The structure also sidesteps Title IX complications because the Rush is a private entity; the school's athletic department collects no direct benefit and merely facilitates compliance paperwork. South Dakota Mines AD Joel Lueken has been on record since 2022 advocating for NIL liberalization at the Division II level, where athletes often juggle part-time jobs. The Rush's general manager, Josh Hauge, previously worked in the Flames' player-development group and understands how to thread NCAA eligibility rules. Worth noting: the Rush plays at The Monument, a 4,278-seat arena that underwent a $48 million renovation in 2021, giving the team a platform that rivals mid-major college venues in the region.

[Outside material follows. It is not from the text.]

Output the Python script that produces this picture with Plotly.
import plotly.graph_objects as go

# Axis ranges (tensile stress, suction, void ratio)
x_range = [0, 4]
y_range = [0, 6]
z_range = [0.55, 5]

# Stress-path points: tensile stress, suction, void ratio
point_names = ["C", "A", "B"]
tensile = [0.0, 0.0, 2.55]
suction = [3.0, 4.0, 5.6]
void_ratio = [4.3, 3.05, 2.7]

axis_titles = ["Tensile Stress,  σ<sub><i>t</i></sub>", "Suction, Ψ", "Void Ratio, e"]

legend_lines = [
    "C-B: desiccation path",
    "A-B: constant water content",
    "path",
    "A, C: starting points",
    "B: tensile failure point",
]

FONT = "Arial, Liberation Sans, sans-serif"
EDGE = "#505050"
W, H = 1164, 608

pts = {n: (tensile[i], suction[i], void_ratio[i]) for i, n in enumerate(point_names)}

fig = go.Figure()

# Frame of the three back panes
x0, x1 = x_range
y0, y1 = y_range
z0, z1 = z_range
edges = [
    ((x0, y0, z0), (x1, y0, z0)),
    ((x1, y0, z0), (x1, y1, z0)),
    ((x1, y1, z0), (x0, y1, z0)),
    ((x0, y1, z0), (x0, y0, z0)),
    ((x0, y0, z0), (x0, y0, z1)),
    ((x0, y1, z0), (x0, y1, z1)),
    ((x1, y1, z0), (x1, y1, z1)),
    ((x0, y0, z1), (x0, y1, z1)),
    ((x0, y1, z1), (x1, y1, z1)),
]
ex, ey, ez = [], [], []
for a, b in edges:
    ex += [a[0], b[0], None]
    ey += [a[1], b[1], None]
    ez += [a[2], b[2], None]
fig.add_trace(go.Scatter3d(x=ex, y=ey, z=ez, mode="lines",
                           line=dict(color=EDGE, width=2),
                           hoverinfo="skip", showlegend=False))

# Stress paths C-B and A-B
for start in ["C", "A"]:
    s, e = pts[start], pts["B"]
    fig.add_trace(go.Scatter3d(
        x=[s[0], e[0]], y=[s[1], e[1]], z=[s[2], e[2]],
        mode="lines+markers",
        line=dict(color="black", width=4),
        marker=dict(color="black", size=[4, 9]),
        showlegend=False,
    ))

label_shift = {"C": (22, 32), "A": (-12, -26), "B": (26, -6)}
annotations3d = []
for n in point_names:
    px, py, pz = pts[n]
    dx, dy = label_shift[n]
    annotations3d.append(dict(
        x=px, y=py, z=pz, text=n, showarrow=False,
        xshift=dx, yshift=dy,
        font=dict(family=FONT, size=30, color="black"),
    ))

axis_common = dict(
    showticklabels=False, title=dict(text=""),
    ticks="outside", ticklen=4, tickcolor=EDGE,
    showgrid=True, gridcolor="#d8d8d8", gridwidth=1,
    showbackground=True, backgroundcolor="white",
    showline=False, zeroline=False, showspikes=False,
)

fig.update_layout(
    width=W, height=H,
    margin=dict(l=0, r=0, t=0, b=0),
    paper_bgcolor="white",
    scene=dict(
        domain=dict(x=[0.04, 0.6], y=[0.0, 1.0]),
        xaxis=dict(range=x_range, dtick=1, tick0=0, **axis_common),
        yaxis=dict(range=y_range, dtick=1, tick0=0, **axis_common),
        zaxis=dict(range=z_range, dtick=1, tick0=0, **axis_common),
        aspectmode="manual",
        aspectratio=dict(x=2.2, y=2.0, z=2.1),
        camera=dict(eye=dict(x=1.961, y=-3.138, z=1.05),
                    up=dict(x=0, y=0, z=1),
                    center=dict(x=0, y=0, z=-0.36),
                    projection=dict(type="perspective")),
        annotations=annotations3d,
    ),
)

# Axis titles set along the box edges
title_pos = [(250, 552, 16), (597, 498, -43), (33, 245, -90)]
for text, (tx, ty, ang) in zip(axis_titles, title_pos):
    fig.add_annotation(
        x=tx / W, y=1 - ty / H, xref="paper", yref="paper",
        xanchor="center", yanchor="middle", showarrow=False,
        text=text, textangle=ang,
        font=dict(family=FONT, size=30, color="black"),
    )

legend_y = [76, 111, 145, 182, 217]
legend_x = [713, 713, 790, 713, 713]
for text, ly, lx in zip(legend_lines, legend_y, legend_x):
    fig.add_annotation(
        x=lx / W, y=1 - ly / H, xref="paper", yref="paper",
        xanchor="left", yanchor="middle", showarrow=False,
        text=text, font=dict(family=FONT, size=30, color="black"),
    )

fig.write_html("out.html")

The Rocky Mountain Athletic Conference has 16 member schools, several in markets with minor-league hockey, baseball, or indoor football franchises. If the NCAA does not flag the Rush deals as improper inducements, the RMAC's compliance officers will likely greenlight similar arrangements by spring 2025, when most teams finalize next season's marketing budgets. Rapid City's 143,000 metro population is small, but the Rush has sold out 22 games over the past two seasons, suggesting a saturated local fanbase that responds to proximity marketing. The two Mines athletes will appear at the Rush's Season Ticket Holder Event on December 12, which typically draws 400 attendees and serves as the team's primary sponsor showcase.

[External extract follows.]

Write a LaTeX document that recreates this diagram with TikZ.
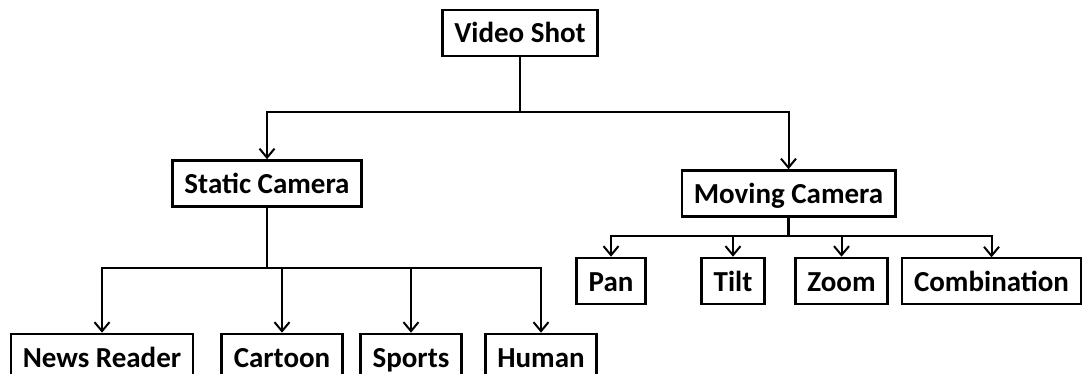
\documentclass[tikz,border=0pt]{standalone}
\usepackage{fontspec}
\setmainfont{Carlito}
\usetikzlibrary{arrows.meta}

\tikzset{
  box/.style={draw, line width=2.6pt, inner xsep=12pt, minimum height=46pt,
    text height=20pt, text depth=0pt,
    font=\fontsize{29}{33}\selectfont\bfseries},
  tip/.style={line width=2pt, -{Straight Barb[length=9pt,width=15pt,line width=2pt]}},
  link/.style={line width=2.4pt}
}

\begin{document}
\begin{tikzpicture}[x=1pt,y=-1pt]
    \useasboundingbox (0,0) rectangle (1085,374);
    \clip (0,0) rectangle (1085,374);
    % levels
    \node[box] (shot) at (520,33) {Video Shot};
    \node[box] (static) at (267,183.5) {Static Camera};
    \node[box] (moving) at (788.5,193.5) {Moving Camera};
    \node[box] (news) at (102,357) {News Reader};
    \node[box] (cartoon) at (282,357) {Cartoon};
    \node[box] (sports) at (411,357) {Sports};
    \node[box] (human) at (541,357) {Human};
    \node[box] (pan) at (611,281) {Pan};
    \node[box] (tilt) at (733,281) {Tilt};
    \node[box] (zoom) at (841.5,281) {Zoom};
    \node[box, line width=1.3pt] (comb) at (991.5,281) {Combination};
    % branch points
    \coordinate (top) at (520,112);
    \coordinate (left) at (267,268);
    \coordinate (right) at (788.5,236);
    \draw[link] (shot) -- (top);
    \foreach \n in {static,moving} \draw[tip] (top) -| (\n);
    \draw[link] (static) -- (left);
    \foreach \n in {news,cartoon,sports,human} \draw[tip] (left) -| (\n);
    \draw[link] (moving) -- (right);
    \foreach \n in {pan,tilt,zoom,comb} \draw[tip] (right) -| (\n);
\end{tikzpicture}
\end{document}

The Flames have not commented on whether they view the Rush's NIL program as a template for their other ECHL affiliates. Calgary also has a development deal with the Wichita Thunder, which plays in a larger market (647,000 metro) with three NCAA Division I programs within 90 minutes. If Wichita does not announce a similar NIL initiative by February, it signals Calgary is treating Rapid City as a contained experiment rather than a system-wide strategy.